Dáil debates

Wednesday, 3 April 2019

Educational Supports for Children Experiencing Homelessness: Motion [Private Members]

 

3:50 pm

Photo of Paul MurphyPaul Murphy (Dublin South West, Solidarity) | Oireachtas source

The fact we are having such a discussion on education provision for homeless children is a sign of the crisis we have in our society. The discussion has moved on from preventing homelessness because of the Government's inability to do it. It has moved to ensuring the children who are homeless have the least affected experience as possible. It is utterly scandalous.

Over Christmas I was contacted by a teacher in the constituency of the Minister for Housing, Planning and Local Government, Deputy Eoghan Murphy, who told me about a boy in his class. This boy had to have an operation, with eight teeth and a cyst removed. He needed somewhere to rest, recuperate and recover, according to the doctor's advice. Every day the boy turned up to school despite being unable to concentrate or pay attention. He had no choice because both he and his mother were living in emergency accommodation; there was a different bed and breakfast or hotel every day and they were turfed out every morning. He had no choice but to turn up to school, where he was utterly incapable of performing or achieving the required recovery. That is a result of the policies of this Government.

5 o’clock

How can he receive an education and recover in those circumstances when they were unable even to get the very basic access to a homeless hub, which would have at least meant that he had somewhere to rest and recuperate? The Government is responsible for that, not just in the Minister's own constituency but around the country with almost 4,000 children now homeless. The consequences are devastating for children like that boy but also in the long run in terms of the mental and physical impact on their health. Decades into the future, society will pay a price for the crisis that has been created.

When one talks to homeless families, one of the first things they will always say is how they are managing with their children. Often the tale is one of trekking across the city in the case of Dublin to bring their children to this school, that school or a couple of schools and getting up very early in the morning. There are tales of not being able to prepare food and wash clothes and the impact of all of that in terms of their children being tired and hungry and sometimes not being able to access clean uniforms.

I thought some of the quotes in the excellent study by the Children's Rights Alliance were very striking and very similar to the stories that come to me and, I am sure, to others.

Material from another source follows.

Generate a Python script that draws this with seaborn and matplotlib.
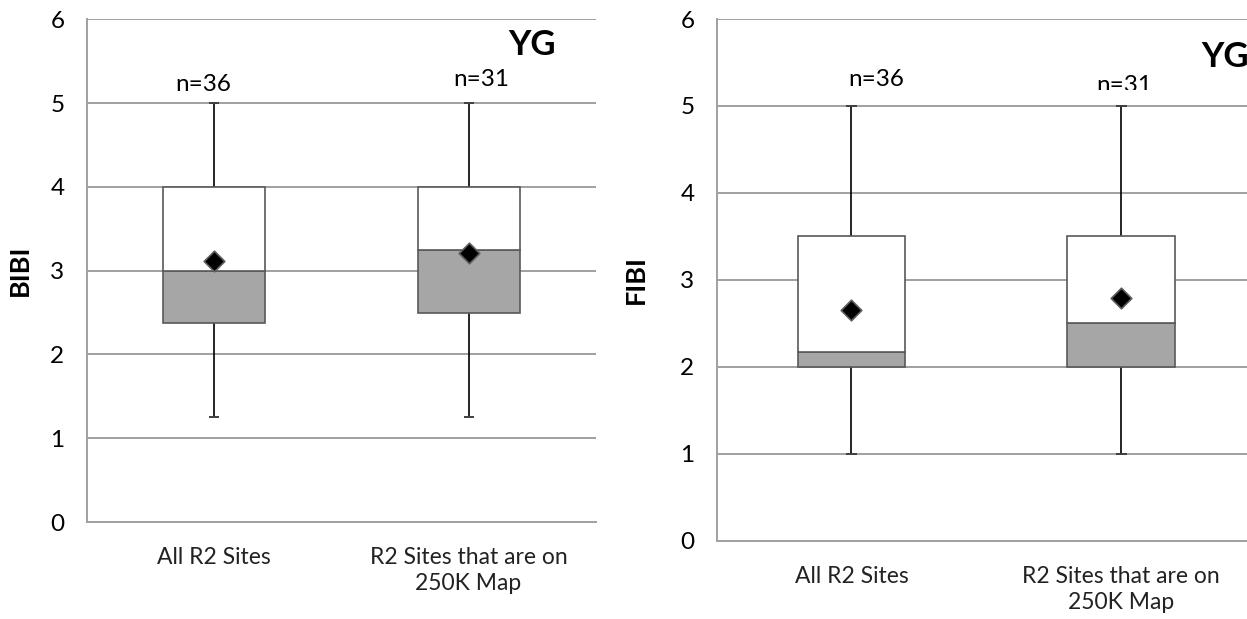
import numpy as np
import pandas as pd
import seaborn as sns
import matplotlib
matplotlib.use("Agg")
import matplotlib.pyplot as plt
from matplotlib.transforms import Bbox, TransformedBbox

# ---- data -------------------------------------------------------------
categories = ["All R2 Sites", "R2 Sites that are on\n250K Map"]
counts = ["n=36", "n=31"]

bibi_min = [1.25, 1.25]
bibi_q1 = [2.375, 2.5]
bibi_median = [3.0, 3.25]
bibi_q3 = [4.0, 4.0]
bibi_max = [5.0, 5.0]
bibi_mean = [3.11, 3.21]

fibi_min = [1.0, 1.0]
fibi_q1 = [2.0, 2.0]
fibi_median = [2.17, 2.5]
fibi_q3 = [3.5, 3.5]
fibi_max = [5.0, 5.0]
fibi_mean = [2.65, 2.79]

region_label = "YG"

# ---- style ------------------------------------------------------------
sns.set_style("white")
plt.rcParams["font.family"] = ["Lato", "DejaVu Sans"]

GRID = "#a0a0a0"
BOX_EDGE = "#595959"
LOW_FILL = "#a6a6a6"
TXT = "black"
FS = 17.5

fig = plt.figure(figsize=(12.47, 6.19), dpi=100)
ax_l = fig.add_axes([0.0695, 0.1567, 0.4084, 0.8121])
ax_r = fig.add_axes([0.5747, 0.1265, 0.4325, 0.8428])


def draw_panel(ax, mins, q1, med, q3, maxs, means, ylabel):
    df = pd.DataFrame({
        "site": categories,
        "lower": np.array(med) - np.array(q1),
        "upper": np.array(q3) - np.array(med),
        "mean": means,
    })
    # lower half of the box (Q1 -> median), grey
    sns.barplot(data=df, x="site", y="lower", bottom=q1, width=0.4,
                color=LOW_FILL, saturation=1, edgecolor=BOX_EDGE,
                linewidth=1.2, errorbar=None, ax=ax, zorder=3)
    # upper half of the box (median -> Q3), white
    sns.barplot(data=df, x="site", y="upper", bottom=med, width=0.4,
                color="white", saturation=1, edgecolor=BOX_EDGE,
                linewidth=1.2, errorbar=None, ax=ax, zorder=3)

    pos = np.arange(len(categories))
    # whiskers and caps
    ax.vlines(pos, mins, q1, color="black", lw=1.2, zorder=2)
    ax.vlines(pos, q3, maxs, color="black", lw=1.2, zorder=2)
    ax.hlines(mins, pos - 0.02, pos + 0.02, color="#404040", lw=1.4, zorder=2)
    ax.hlines(maxs, pos - 0.02, pos + 0.02, color="#404040", lw=1.4, zorder=2)

    # means
    sns.stripplot(data=df, x="site", y="mean", jitter=False, marker="D",
                  size=10.5, color="black", edgecolor="#606060", linewidth=1.2,
                  ax=ax, zorder=5)

    ax.set_ylim(0, 6)
    ax.set_xlim(-0.5, 1.5)
    ax.set_yticks(range(0, 7))
    ax.yaxis.grid(True, color=GRID, lw=1.4)
    ax.set_axisbelow(True)
    for s in ["top", "right"]:
        ax.spines[s].set_visible(False)
    for s in ["left", "bottom"]:
        ax.spines[s].set_color(GRID)
        ax.spines[s].set_linewidth(1.4)

    ax.tick_params(axis="y", which="major", direction="out", length=6,
                   width=1.2, color=GRID, labelsize=FS, labelcolor=TXT, pad=10)
    ax.tick_params(axis="x", which="major", length=0, labelsize=FS - 1,
                   labelcolor="#222222", pad=18)
    ax.set_xticks(pos)
    ax.set_xticklabels(categories, ha="center", linespacing=1.3)
    ax.set_xticks([-0.5, 0.5, 1.5], minor=True)
    ax.tick_params(axis="x", which="minor", direction="out", length=6,
                   width=1.2, color=GRID)
    ax.set_xlabel("")
    ax.set_ylabel(ylabel, fontsize=FS + 2, fontweight="bold", color=TXT)


draw_panel(ax_l, bibi_min, bibi_q1, bibi_median, bibi_q3, bibi_max, bibi_mean, "BIBI")
draw_panel(ax_r, fibi_min, fibi_q1, fibi_median, fibi_q3, fibi_max, fibi_mean, "FIBI")

ax_l.yaxis.set_label_coords(-0.107, 0.5)
ax_r.yaxis.set_label_coords(-0.127, 0.5)

# sample sizes and region tag
ax_l.text(-0.043, 5.22, counts[0], ha="center", va="center", fontsize=FS, color=TXT)
ax_l.text(1.05, 5.28, counts[1], ha="center", va="center", fontsize=FS, color=TXT)
ax_l.text(1.249, 5.69, region_label, ha="center", va="center",
          fontsize=25, fontweight="bold", color="black")

ax_r.text(0.091, 5.30, counts[0], ha="center", va="center", fontsize=FS, color=TXT)
t = ax_r.text(1.01, 5.24, counts[1], ha="center", va="center", fontsize=FS, color=TXT)
t.set_clip_box(TransformedBbox(Bbox([[0.5, 5.18], [1.5, 6.5]]), ax_r.transData))
t.set_clip_on(True)
ax_r.text(1.385, 5.56, region_label, ha="center", va="center",
          fontsize=25, fontweight="bold", color="black", clip_on=False)

fig.savefig("out.png", dpi=100, facecolor="white")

One person said:

I could survive and not eat in the morning. I would not eat in the afternoon and wait for evening. I could manoeuvre that but children, they have to eat and even if they eat, they're still saying "I'm hungry". I can't pay for a bus when he has to eat and we can only walk so far. Sometimes when there's no money in my hand, I'm like "we really have to walk right now, you know" He's an understanding boy because he could see the situation and we had to walk. They had said to me about him constantly trying to go to sleep at the table in school and then getting frustrated and then not listening to what the teachers were saying.

We hear story after story like that.

The Government recognised this problem and promised to fix it. In 2016, it said no children would be staying in bed and breakfasts or hotels by July 2017. In fact, the situation has got worse. The response of the Minister last week or the week before regarding this contradiction between the promise made by the Government and the reality was not to promise to try harder but to withdraw the promise. It was to say that it was irresponsible to promise to end homelessness and that homelessness will always be with us. It is utterly shameful.

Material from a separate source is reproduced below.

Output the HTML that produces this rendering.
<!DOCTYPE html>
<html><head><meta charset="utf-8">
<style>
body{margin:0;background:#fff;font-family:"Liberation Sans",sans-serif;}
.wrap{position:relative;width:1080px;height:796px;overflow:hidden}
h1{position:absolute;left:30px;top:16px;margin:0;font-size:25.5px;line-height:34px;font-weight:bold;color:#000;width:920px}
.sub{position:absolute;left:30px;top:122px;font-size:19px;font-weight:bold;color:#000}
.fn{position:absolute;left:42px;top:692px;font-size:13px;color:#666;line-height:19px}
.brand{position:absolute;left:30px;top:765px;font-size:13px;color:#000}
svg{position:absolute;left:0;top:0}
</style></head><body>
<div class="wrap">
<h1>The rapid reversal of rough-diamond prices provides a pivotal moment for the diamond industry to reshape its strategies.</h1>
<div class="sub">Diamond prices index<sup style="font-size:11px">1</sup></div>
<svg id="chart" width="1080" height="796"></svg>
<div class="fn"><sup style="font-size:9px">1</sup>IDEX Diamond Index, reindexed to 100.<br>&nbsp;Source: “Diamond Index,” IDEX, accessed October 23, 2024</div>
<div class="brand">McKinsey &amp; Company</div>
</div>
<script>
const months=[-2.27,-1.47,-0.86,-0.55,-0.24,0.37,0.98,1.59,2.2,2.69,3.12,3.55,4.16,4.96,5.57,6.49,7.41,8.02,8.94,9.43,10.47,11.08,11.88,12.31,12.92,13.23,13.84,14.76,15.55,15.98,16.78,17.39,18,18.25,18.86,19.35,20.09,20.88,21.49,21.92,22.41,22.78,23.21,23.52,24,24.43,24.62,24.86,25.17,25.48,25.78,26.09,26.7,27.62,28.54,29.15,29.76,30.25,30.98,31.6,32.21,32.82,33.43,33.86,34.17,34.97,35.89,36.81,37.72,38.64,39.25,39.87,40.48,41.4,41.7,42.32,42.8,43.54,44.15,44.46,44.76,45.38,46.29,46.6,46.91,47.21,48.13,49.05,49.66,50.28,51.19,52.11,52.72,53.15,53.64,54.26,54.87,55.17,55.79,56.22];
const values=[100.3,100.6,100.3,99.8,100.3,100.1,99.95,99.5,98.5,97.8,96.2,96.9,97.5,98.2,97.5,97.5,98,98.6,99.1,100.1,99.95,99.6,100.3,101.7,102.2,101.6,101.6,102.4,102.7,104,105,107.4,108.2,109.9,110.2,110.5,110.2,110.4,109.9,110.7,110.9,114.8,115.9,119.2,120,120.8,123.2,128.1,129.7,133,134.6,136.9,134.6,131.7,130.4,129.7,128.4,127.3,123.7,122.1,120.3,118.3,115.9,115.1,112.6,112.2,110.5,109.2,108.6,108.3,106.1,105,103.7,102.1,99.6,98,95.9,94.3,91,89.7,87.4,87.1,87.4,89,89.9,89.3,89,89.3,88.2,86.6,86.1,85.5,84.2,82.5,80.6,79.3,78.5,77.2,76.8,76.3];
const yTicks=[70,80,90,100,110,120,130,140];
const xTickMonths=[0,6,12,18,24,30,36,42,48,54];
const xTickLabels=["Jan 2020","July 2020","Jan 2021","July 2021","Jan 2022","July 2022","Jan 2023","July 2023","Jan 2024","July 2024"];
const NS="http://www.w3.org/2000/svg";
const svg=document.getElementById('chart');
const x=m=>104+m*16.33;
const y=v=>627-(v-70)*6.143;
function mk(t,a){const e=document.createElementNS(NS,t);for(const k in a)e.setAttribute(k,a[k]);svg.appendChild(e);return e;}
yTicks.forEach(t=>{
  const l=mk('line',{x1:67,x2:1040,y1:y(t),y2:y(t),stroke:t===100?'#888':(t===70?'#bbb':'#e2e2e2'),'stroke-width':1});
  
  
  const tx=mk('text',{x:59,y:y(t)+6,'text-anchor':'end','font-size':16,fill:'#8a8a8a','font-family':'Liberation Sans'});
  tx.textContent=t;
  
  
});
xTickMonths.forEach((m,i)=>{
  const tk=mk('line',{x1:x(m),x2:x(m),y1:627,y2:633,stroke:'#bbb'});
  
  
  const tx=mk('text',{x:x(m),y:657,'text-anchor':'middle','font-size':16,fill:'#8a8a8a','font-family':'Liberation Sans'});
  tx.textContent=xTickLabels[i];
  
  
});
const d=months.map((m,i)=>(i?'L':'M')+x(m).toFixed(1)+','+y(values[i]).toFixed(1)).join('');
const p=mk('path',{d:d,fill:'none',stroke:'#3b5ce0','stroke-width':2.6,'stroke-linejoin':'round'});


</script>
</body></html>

The answer is simple. It involves rejecting the logic of market, which makes people homeless; proper rent controls; and investment in public housing. The one light we have seen in the past week or so is the victory of those who organised together to resist evictions in Leeside in Cork. It shows that if people get organised and fight, they can win victories. It is an inspiration to the people in Exchange Hall. There are many children among this group who are facing mass eviction in Tallaght. It gives them inspiration to get organised and have protests this weekend but they should not have to do this because the Government should be passing legislation to prevent any evictions into homelessness.